(Charts and diagrams as code)

◆ ◆ ◆ ◆ ◆

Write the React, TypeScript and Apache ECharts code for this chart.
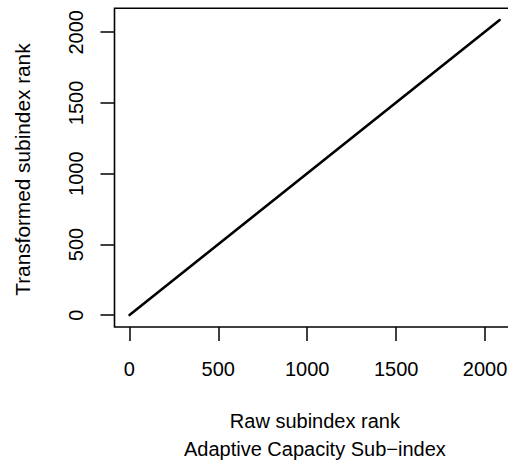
import React, { useEffect, useRef } from "react";
import * as echarts from "echarts";

const xTicks = [0, 500, 1000, 1500, 2000];
const yTicks = [0, 500, 1000, 1500, 2000];
const rawRank = [1, 2082];
const transformedRank = [1, 2086];
const xTitle = "Raw subindex rank\nAdaptive Capacity Sub\u2212index";
const yTitle = "Transformed subindex rank";

const FONT = "'Liberation Sans', Arial, Helvetica, sans-serif";
const FS = 20;

export default function App() {
  const ref = useRef<HTMLDivElement>(null);
  useEffect(() => {
    if (!ref.current) return;
    const chart = echarts.init(ref.current, undefined, { renderer: "svg" });
    const data = rawRank.map((x, i) => [x, transformedRank[i]]);
    const axisCommon = {
      type: "value" as const,
      min: -83.5,
      max: 2170,
      splitLine: { show: false },
      axisLine: { show: false, onZero: false },
      axisTick: {
        show: true,
        length: 14,
        lineStyle: { color: "#000", width: 1.5 },
      },
      nameLocation: "middle" as const,
      nameTextStyle: { fontFamily: FONT, fontSize: FS, color: "#000" },
    };
    const labelCommon = {
      fontFamily: FONT,
      fontSize: FS,
      color: "#000",
      formatter: (v: number) => String(v),
    };
    chart.setOption({
      animation: false,
      backgroundColor: "#fff",
      grid: {
        left: 114.5,
        top: 8.2,
        width: 400.8,
        height: 319.9,
        show: true,
        borderColor: "#000",
        borderWidth: 1.6,
        backgroundColor: "transparent",
      },
      xAxis: {
        ...axisCommon,
        name: xTitle,
        nameGap: 80,
        nameTextStyle: { ...axisCommon.nameTextStyle, lineHeight: 28 },
        axisTick: { ...axisCommon.axisTick, customValues: xTicks },
        axisLabel: { ...labelCommon, customValues: xTicks, margin: 32 },
      },
      yAxis: {
        ...axisCommon,
        name: yTitle,
        nameGap: 82,
        nameTextStyle: {
          ...axisCommon.nameTextStyle,
          fontSize: 20.8,
          padding: [0, 4, 0, 0],
        },
        axisTick: { ...axisCommon.axisTick, customValues: yTicks },
        axisLabel: { ...labelCommon, customValues: yTicks, rotate: 90, margin: 29 },
      },
      series: [
        {
          type: "line",
          data,
          showSymbol: false,
          symbol: "none",
          lineStyle: { color: "#000", width: 2.6, cap: "round" },
        },
      ],
    });
    return () => chart.dispose();
  }, []);
  return (
    <div
      style={{
        position: "fixed",
        left: 0,
        top: 0,
        width: 508,
        height: 468,
        overflow: "hidden",
        background: "#fff",
      }}
    >
      <div ref={ref} style={{ width: 520, height: 468 }} />
    </div>
  );
}
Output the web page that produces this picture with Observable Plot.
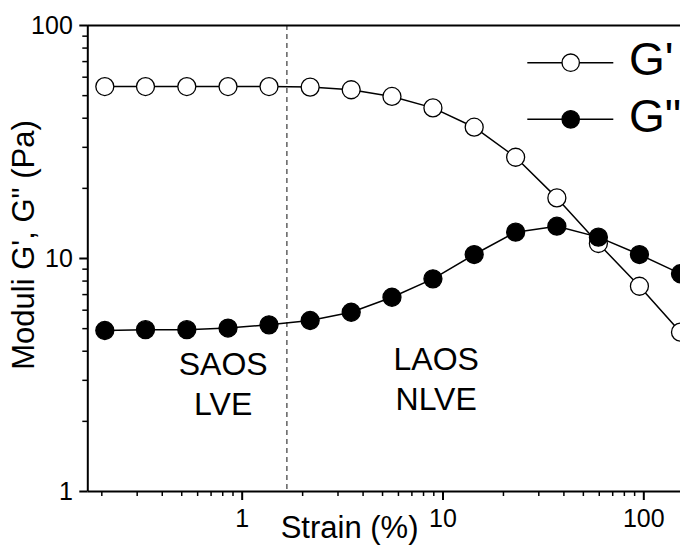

◆ ◆ ◆ ◆ ◆

◆ GIVEN REQUEST ◆
Copy every line above that includes the string "this".

◆ WRITTEN ANSWER ◆
Write the React, TypeScript and Apache ECharts code for this chart.
Output the web page that produces this picture with Observable Plot.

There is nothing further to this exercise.